> Material for the task
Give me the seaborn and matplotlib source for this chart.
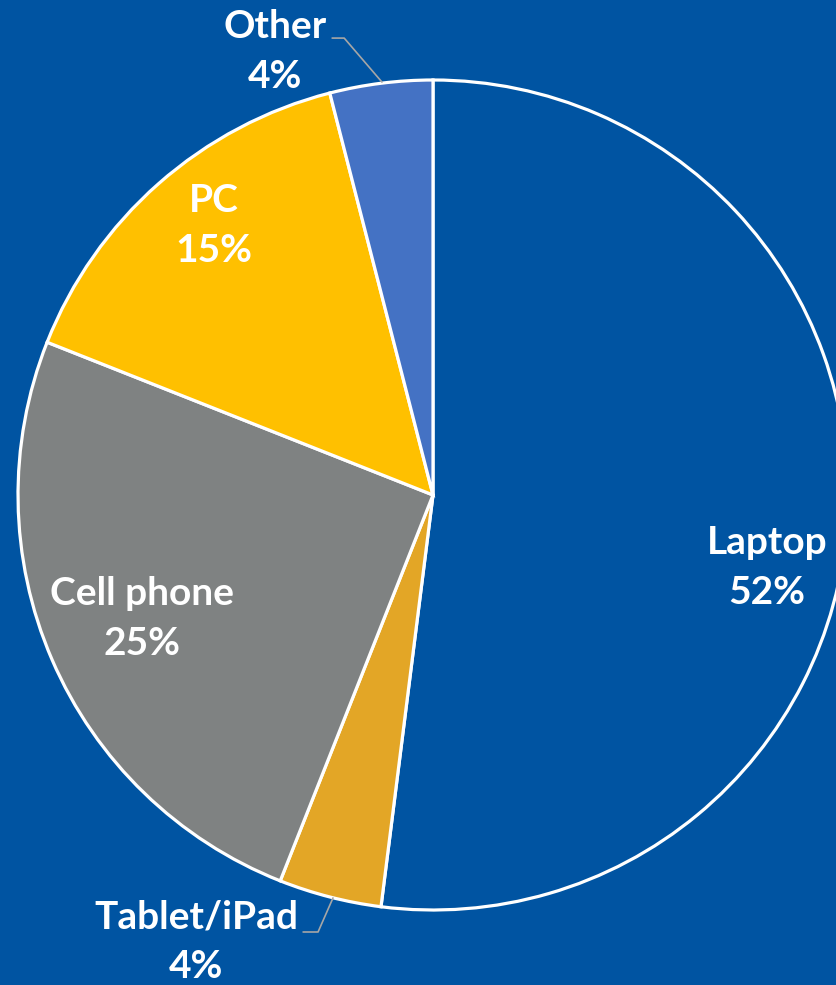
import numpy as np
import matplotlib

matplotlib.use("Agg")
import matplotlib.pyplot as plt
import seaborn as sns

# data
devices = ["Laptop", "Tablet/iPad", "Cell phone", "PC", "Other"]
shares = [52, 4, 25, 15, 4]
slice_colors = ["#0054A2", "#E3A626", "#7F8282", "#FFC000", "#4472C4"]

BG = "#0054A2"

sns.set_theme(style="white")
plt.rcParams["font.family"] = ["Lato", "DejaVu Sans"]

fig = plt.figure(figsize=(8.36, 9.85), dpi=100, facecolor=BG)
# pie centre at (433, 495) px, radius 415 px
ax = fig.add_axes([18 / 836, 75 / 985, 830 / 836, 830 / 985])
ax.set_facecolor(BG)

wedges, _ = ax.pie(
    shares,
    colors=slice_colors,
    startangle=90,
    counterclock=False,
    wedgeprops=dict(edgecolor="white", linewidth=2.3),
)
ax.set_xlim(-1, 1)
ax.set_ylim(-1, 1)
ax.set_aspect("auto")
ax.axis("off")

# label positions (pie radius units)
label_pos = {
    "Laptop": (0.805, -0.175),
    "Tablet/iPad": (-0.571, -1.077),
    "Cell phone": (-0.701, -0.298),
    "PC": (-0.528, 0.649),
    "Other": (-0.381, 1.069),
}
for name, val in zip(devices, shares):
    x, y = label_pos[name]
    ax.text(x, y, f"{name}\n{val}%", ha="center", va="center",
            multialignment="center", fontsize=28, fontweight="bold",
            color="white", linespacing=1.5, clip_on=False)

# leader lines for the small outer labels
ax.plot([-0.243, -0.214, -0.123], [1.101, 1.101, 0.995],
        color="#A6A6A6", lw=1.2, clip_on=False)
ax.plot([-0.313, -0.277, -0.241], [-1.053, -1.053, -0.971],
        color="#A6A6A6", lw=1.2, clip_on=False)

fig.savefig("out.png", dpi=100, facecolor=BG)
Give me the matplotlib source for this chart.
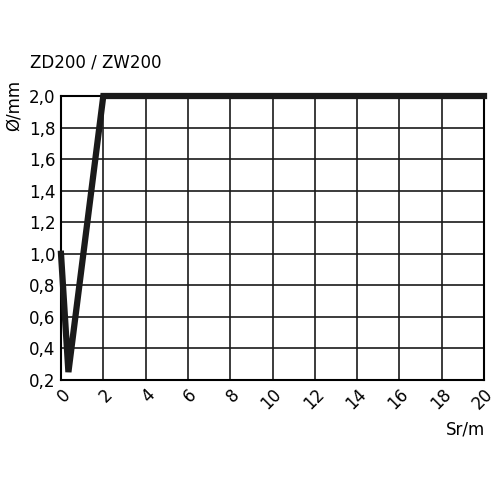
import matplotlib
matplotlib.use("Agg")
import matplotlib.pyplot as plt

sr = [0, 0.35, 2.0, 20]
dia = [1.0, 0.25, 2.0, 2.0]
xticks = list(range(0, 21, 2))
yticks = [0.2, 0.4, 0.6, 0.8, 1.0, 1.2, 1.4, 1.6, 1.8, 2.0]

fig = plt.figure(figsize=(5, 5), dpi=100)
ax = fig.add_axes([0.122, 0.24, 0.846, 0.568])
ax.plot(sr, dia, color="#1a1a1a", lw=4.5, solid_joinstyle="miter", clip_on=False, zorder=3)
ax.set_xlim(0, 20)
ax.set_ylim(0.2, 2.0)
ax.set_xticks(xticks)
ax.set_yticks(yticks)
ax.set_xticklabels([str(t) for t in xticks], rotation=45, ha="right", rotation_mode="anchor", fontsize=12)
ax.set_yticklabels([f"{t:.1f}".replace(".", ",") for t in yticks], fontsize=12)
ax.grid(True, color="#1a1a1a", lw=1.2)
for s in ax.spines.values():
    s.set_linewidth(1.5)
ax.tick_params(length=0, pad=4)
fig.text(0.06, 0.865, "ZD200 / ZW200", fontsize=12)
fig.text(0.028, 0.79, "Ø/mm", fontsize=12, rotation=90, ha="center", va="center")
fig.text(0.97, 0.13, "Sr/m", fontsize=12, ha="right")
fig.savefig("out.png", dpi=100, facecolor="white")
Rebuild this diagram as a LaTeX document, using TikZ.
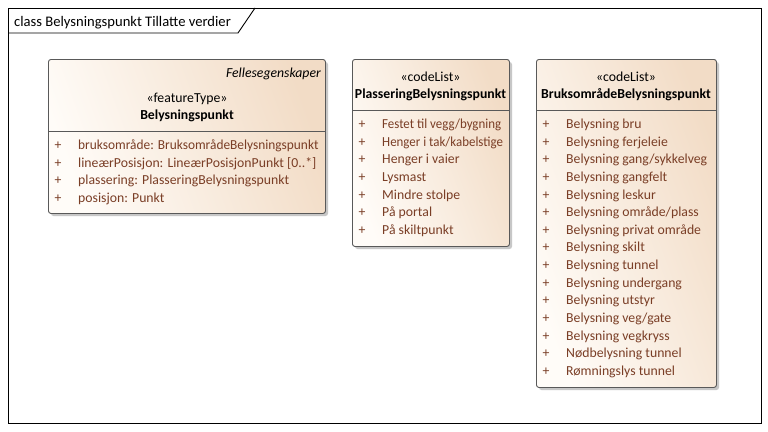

> Your task
Each record should be quoted exactly, with the images omitted.

> Exercise answer
Give me the seaborn and matplotlib source for this chart.
import numpy as np
import matplotlib

matplotlib.use("Agg")
import matplotlib.pyplot as plt
import seaborn as sns

# data
devices = ["Laptop", "Tablet/iPad", "Cell phone", "PC", "Other"]
shares = [52, 4, 25, 15, 4]
slice_colors = ["#0054A2", "#E3A626", "#7F8282", "#FFC000", "#4472C4"]

BG = "#0054A2"

sns.set_theme(style="white")
plt.rcParams["font.family"] = ["Lato", "DejaVu Sans"]

fig = plt.figure(figsize=(8.36, 9.85), dpi=100, facecolor=BG)
# pie centre at (433, 495) px, radius 415 px
ax = fig.add_axes([18 / 836, 75 / 985, 830 / 836, 830 / 985])
ax.set_facecolor(BG)

wedges, _ = ax.pie(
    shares,
    colors=slice_colors,
    startangle=90,
    counterclock=False,
    wedgeprops=dict(edgecolor="white", linewidth=2.3),
)
ax.set_xlim(-1, 1)
ax.set_ylim(-1, 1)
ax.set_aspect("auto")
ax.axis("off")

# label positions (pie radius units)
label_pos = {
    "Laptop": (0.805, -0.175),
    "Tablet/iPad": (-0.571, -1.077),
    "Cell phone": (-0.701, -0.298),
    "PC": (-0.528, 0.649),
    "Other": (-0.381, 1.069),
}
for name, val in zip(devices, shares):
    x, y = label_pos[name]
    ax.text(x, y, f"{name}\n{val}%", ha="center", va="center",
            multialignment="center", fontsize=28, fontweight="bold",
            color="white", linespacing=1.5, clip_on=False)

# leader lines for the small outer labels
ax.plot([-0.243, -0.214, -0.123], [1.101, 1.101, 0.995],
        color="#A6A6A6", lw=1.2, clip_on=False)
ax.plot([-0.313, -0.277, -0.241], [-1.053, -1.053, -0.971],
        color="#A6A6A6", lw=1.2, clip_on=False)

fig.savefig("out.png", dpi=100, facecolor=BG)
Give me the matplotlib source for this chart.
import matplotlib
matplotlib.use("Agg")
import matplotlib.pyplot as plt

sr = [0, 0.35, 2.0, 20]
dia = [1.0, 0.25, 2.0, 2.0]
xticks = list(range(0, 21, 2))
yticks = [0.2, 0.4, 0.6, 0.8, 1.0, 1.2, 1.4, 1.6, 1.8, 2.0]

fig = plt.figure(figsize=(5, 5), dpi=100)
ax = fig.add_axes([0.122, 0.24, 0.846, 0.568])
ax.plot(sr, dia, color="#1a1a1a", lw=4.5, solid_joinstyle="miter", clip_on=False, zorder=3)
ax.set_xlim(0, 20)
ax.set_ylim(0.2, 2.0)
ax.set_xticks(xticks)
ax.set_yticks(yticks)
ax.set_xticklabels([str(t) for t in xticks], rotation=45, ha="right", rotation_mode="anchor", fontsize=12)
ax.set_yticklabels([f"{t:.1f}".replace(".", ",") for t in yticks], fontsize=12)
ax.grid(True, color="#1a1a1a", lw=1.2)
for s in ax.spines.values():
    s.set_linewidth(1.5)
ax.tick_params(length=0, pad=4)
fig.text(0.06, 0.865, "ZD200 / ZW200", fontsize=12)
fig.text(0.028, 0.79, "Ø/mm", fontsize=12, rotation=90, ha="center", va="center")
fig.text(0.97, 0.13, "Sr/m", fontsize=12, ha="right")
fig.savefig("out.png", dpi=100, facecolor="white")
Rebuild this diagram as a LaTeX document, using TikZ.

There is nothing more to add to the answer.